Батюшка, Иван Михайлович… Помилуйте… Так разве можно служить? Этак и пропасть можно ни за грош, — жалостливо лепетал он в смертном ужасе, прижимая руки к полам шинели, чтобы скрыть свое полуобнаженное тело.
Я чуть не лопнул со смеху.
Подзакусить, господин полковник… Пышечки! Где ты их достал, Маркуша?
Забежал в хату, баба пекет, выпросил.
И тебе не стыдно? Мог бы и денег дать.
Чего их жалеть, чортовых хохлов! Они тоже казаков грабили.
Маркуша — казак старого закала. Ему тщетно доказывать, что чем же виноваты крымские крестьяне, если они, казаки, у себя на Дону не ладили с «иногородними», если хохлы станицы Семикаракоровской два года тому назад сожгли его амбар с хлебом и увели пару волов.
Война меня разорила, отчего же мне других жалеть!
Такова была логика казачьей черни.
Эропланы кружатся над дорогой в Куркулак… Сколько их… раз… два… Этот спускается… три… четыре.
Надень очки: не четыре, а семь!
Они, почитай, всю ночь кружились над степью. Выкараулили.
Гляньте-ка: взрыв! Бросают бомбы.
Дорога в Орехов через Куркулак от нас верстах в пяти. Ее в небе обозначает цепь аэропланов, а на земле ряд страшных столбов пыли и дыму, то и дело взвивающихся все севернее и севернее Токмака. Красная конница, по всей видимости, оставила селение и пошла на север западнее нас, преследуемая воздушной эскадрильей.

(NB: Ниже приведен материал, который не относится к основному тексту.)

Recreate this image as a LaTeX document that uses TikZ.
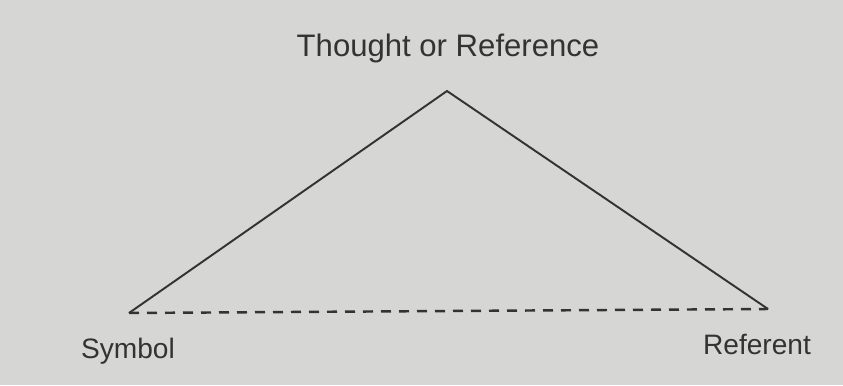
\documentclass[tikz,border=0pt]{standalone}
\usepackage{fontspec}
\setmainfont{Liberation Sans}
\usepackage{xcolor}
\usetikzlibrary{positioning}
\definecolor{Paper}{HTML}{D6D6D4}
\definecolor{Ink}{HTML}{333333}

\begin{document}
\begin{tikzpicture}[
  label/.style={text=Ink,font=\fontsize{16}{19}\selectfont,inner sep=0pt},
  side/.style={draw=Ink,line width=1.1pt},
  base/.style={draw=Ink,line width=1.4pt,dash pattern=on 0.2cm off 0.16cm}
]
\fill[Paper] (0,0) rectangle (16.86,7.7);
\useasboundingbox (0,0) rectangle (16.86,7.7);
\coordinate (apex) at (8.94,5.88);
\coordinate (sym) at (2.58,1.44);
\coordinate (ref) at (15.36,1.52);
\node[label,font=\fontsize{17.7}{21}\selectfont] (thought) at (8.96,6.74) {Thought or Reference};
\node[label] (symbol) at (2.56,0.68) {Symbol};
\node[label] (referent) at (15.14,0.82) {Referent};
\draw[side] (sym) -- (apex) -- (ref);
\draw[base] (sym) -- (ref);
\end{tikzpicture}
\end{document}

Мы пока что в безопасности.
Зададут им перцу…
Также было и со Жлобой: закидали бомбами.
Добегут до Куркулака, спрячутся в хатах. По хатам наши не будут бросать бомбы.
Налюбовавшись картиной боя аэропланов с конницей, я послал ген. Чернову донесение о том, что неприятель, по всем данным, покинул Б. Токмак и двигается на север и что нам целесообразнее всего послать вооруженный грузовик на разведку, чтобы узнать, не хозяйничают ли в Токмаке остатки красных или местные хулиганы-махновцы.
Прошло полчаса.
Из Сладкой Балки я не получил никакого ответа. Через час тоже.
Отправился сам в село, — оно уже опустело. Как оказалось, храбрый генерал еще до моего донесения, ни с того, ни с сего, уселся на грузовик с пулеметом и, забыв о своей начальнической роли, о том, что разосланы заставы, умчался в Орехов. Видимо, ему все еще чудилось, что большевики гонятся по его пятам.
Разношерстный тыловой сброд, неспособный к организации, последовал, как баранье стадо, за перепуганным боевым генералом.
XIX. НАЧАЛО КОНЦА
Я и горсть моих случайных подчиненных оказались в самом диком положении. Каждый из нас понимал, что движение на север скорее приближало к неприятелю, чем отдаляло от него. Но и возвращение в Токмак группой в 10–12 человек тоже составляло не малый риск.
Не ходил ли генерал Чернов на телеграф? — мелькнуло у меня в голове. — Не снесся ли он с командиром корпуса и не получил ли от него какой-нибудь директивы?
Быть может и так! — согласился мой товарищ по несчастию, марковский поручик. — Тогда что же, — в Орехов!